Vijetha Vikram () is a 1987 Telugu-language film directed by S. S. Ravichandran and produced by T. Tirupathi Reddy on Samyutha Arts. It stars Venkatesh and Farah in the lead role, with music composed by Chakravarthy.
 The film was a flop at the box office.

Plot
Rudra Bhupathi (58), a dictator of an estate, treats all the villagers as slaves. Vikram (23), a young and energetic man, enters to the estate and opposes Rudra Bhupathi's wickedness and gets closer to the villagers.
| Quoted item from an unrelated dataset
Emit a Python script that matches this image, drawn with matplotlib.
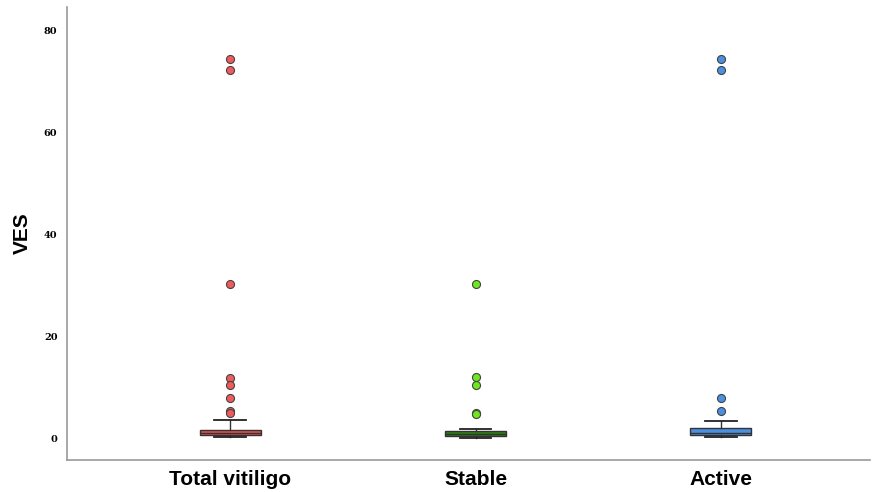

Usha (21), Rudra Bhupathi's only daughter, also likes Vikram and they fall in love. A mad woman, Bharathi (49), roams all over the estate without recognizing herself, one day Vikram realises that she is his mother and there is a link between her insanity and Rudra Bhupathi. Meanwhile, Shishupal, grandson of the adjacent estate owner returns from abroad and wants to marry Usha. Seeing Vikram as an obstacle, Shishupal plans an attack on him; in that quarrel Bharathi is injured and recovers her memory. Vikram asks his mother what happened, and she discusses their past.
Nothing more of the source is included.